TASK REQUIREMENTS: Copy every line from the records below that holds the word "chart".
:: RECORDS FOR THIS EXERCISE ::
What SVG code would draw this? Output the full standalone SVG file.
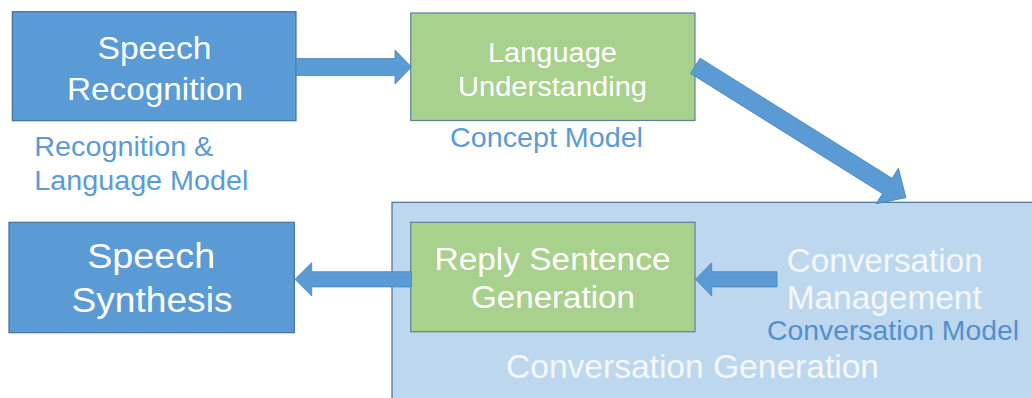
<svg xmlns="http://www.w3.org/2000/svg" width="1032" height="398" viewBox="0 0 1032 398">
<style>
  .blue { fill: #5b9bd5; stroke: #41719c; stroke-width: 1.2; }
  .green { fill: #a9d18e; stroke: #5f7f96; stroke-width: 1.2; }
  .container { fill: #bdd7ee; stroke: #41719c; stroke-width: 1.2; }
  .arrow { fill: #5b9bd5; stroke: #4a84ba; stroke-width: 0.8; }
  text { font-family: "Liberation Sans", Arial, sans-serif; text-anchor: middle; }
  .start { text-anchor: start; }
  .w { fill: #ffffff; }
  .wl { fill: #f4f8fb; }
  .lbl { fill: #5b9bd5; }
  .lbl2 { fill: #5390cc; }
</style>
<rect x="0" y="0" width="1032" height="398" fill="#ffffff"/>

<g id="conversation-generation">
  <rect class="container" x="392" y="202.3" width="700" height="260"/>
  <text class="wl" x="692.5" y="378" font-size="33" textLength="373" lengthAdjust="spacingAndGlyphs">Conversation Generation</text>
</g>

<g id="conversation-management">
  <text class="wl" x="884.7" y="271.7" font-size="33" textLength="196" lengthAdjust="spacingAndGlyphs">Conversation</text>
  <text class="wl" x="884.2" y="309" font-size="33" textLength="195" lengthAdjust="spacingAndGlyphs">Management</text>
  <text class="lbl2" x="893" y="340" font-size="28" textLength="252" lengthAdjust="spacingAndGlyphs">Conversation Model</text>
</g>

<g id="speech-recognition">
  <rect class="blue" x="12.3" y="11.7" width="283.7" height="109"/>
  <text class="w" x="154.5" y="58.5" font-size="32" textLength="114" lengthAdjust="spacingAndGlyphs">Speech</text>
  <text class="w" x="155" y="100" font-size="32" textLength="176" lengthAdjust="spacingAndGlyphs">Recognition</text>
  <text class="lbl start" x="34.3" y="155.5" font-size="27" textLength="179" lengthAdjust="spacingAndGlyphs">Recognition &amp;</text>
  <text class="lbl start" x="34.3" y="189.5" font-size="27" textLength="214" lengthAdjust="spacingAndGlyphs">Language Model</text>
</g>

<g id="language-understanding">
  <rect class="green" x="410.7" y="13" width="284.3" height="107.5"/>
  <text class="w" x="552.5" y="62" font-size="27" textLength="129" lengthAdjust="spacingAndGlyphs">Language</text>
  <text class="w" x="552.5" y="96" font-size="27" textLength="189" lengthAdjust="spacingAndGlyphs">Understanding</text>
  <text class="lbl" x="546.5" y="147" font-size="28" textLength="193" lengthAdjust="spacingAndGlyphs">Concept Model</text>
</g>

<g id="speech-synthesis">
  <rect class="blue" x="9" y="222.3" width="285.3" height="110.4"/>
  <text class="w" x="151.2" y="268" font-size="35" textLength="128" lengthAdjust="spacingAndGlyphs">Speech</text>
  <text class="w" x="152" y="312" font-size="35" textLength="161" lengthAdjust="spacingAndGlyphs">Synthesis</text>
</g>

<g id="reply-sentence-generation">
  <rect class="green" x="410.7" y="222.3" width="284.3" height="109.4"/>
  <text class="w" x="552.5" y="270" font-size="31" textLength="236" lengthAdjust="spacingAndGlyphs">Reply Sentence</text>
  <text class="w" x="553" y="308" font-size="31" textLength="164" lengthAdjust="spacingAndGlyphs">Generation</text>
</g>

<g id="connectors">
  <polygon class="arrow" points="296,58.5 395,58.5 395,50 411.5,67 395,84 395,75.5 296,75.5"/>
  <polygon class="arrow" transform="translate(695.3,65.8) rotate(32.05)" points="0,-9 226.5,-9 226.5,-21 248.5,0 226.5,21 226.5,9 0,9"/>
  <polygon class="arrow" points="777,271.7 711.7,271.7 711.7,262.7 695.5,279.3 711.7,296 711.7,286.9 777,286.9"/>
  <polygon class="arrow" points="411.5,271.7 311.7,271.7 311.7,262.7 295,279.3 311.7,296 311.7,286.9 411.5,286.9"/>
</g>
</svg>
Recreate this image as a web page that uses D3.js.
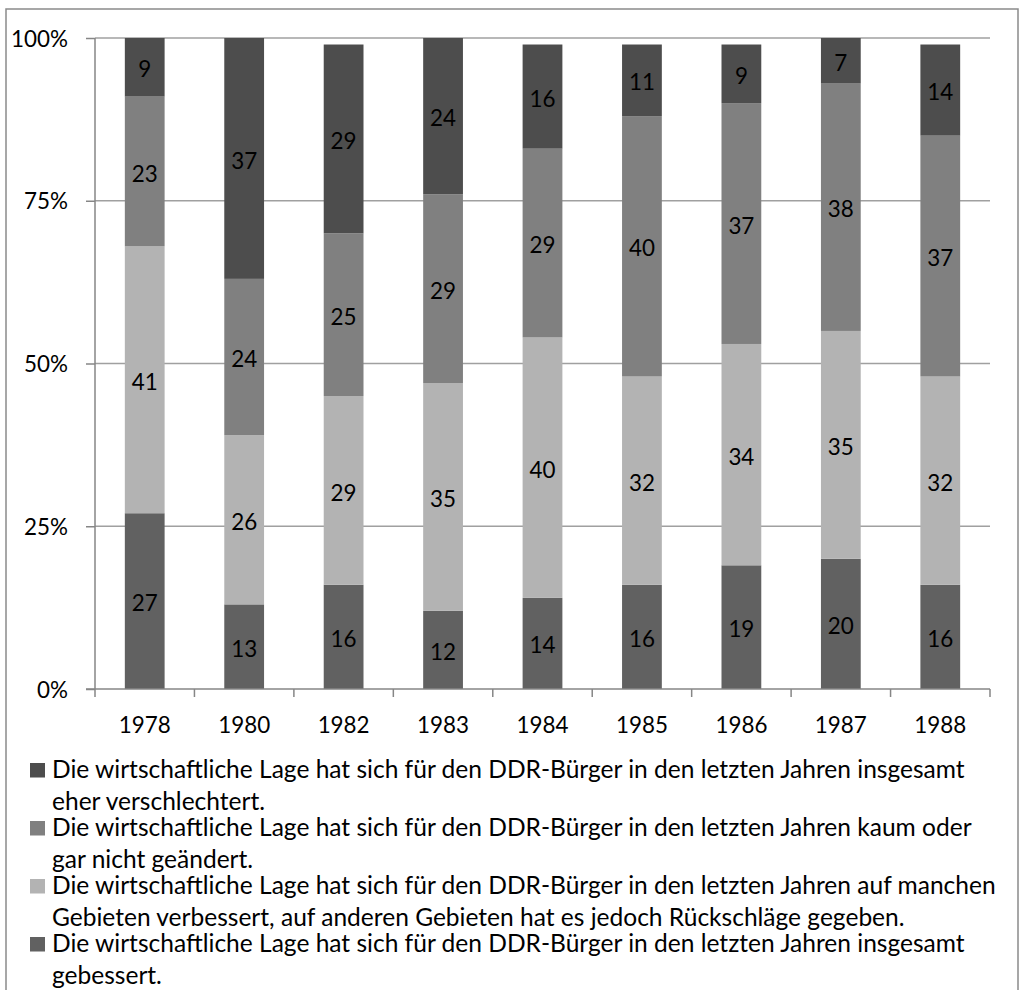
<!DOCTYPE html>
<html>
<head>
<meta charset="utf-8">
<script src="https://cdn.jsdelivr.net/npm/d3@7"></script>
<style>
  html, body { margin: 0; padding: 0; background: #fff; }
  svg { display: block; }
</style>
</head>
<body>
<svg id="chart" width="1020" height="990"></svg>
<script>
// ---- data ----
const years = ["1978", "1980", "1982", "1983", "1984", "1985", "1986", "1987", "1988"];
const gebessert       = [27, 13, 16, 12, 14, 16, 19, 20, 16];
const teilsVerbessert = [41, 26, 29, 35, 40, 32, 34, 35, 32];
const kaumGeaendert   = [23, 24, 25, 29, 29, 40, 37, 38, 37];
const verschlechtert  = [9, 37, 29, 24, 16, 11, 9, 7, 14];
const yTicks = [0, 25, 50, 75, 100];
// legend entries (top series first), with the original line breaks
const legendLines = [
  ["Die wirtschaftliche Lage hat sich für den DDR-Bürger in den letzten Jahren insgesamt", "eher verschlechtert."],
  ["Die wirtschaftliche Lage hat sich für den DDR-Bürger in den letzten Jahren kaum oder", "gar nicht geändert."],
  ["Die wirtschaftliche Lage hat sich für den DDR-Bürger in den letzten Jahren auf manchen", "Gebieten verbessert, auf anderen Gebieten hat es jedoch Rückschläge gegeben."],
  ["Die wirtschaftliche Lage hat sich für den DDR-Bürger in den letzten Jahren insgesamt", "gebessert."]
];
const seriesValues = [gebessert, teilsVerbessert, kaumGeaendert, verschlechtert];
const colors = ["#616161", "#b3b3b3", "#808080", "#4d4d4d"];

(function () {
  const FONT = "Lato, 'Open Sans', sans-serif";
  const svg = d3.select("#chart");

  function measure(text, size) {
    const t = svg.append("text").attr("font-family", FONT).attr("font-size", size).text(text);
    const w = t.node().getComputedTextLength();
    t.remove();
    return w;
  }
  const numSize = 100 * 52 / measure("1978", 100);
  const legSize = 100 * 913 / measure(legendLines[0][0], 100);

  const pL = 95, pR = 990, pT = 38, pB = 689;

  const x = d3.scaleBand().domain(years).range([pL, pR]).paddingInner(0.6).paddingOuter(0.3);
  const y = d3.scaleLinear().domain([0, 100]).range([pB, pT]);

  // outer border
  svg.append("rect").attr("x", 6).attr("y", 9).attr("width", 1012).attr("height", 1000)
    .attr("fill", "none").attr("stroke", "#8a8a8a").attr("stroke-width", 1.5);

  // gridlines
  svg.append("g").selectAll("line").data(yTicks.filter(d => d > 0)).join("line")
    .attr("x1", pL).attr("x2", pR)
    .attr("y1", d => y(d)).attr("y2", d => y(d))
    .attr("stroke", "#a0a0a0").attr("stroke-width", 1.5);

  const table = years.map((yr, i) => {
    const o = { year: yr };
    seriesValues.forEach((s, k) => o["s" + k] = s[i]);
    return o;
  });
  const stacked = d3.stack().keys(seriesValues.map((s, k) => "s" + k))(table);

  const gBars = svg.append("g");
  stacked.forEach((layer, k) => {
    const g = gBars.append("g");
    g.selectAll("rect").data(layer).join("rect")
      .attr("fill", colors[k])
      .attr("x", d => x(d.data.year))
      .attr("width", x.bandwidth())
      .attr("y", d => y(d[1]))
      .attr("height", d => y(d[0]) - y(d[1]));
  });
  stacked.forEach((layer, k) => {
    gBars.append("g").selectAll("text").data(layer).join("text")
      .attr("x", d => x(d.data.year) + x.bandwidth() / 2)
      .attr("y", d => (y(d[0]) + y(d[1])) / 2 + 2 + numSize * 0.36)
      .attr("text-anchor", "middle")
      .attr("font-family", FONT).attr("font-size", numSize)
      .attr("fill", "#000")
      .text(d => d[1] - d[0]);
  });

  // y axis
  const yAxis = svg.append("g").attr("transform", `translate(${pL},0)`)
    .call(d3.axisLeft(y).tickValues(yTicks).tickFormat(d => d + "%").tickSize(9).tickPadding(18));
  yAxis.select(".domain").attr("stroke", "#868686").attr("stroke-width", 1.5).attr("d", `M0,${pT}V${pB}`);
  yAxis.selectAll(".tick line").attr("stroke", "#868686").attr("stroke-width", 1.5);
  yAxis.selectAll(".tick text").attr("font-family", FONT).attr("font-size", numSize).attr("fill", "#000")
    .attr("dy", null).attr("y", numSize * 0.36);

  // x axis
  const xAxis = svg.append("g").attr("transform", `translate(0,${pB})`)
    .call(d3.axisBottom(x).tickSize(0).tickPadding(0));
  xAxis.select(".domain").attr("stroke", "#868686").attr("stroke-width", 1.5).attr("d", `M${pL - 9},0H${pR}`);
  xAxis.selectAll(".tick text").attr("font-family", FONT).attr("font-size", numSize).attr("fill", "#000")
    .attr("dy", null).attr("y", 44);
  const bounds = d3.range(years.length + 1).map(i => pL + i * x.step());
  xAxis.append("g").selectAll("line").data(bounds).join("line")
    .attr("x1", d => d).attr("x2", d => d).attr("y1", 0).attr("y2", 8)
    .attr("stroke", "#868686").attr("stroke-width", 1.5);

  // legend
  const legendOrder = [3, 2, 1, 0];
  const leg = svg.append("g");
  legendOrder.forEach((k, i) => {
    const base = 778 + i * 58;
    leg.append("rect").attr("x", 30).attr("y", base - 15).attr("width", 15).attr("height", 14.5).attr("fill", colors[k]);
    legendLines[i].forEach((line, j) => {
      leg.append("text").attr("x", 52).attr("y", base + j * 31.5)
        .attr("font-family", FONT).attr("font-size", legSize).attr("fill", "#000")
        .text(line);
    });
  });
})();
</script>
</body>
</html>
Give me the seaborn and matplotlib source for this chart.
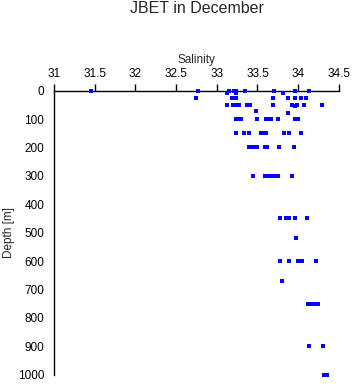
:::
SOLVED PROBLEM:
<svg id="chart" width="1020" height="990"></svg>
  const svg = d3.select("#chart");
Give me the seaborn and matplotlib source for this chart.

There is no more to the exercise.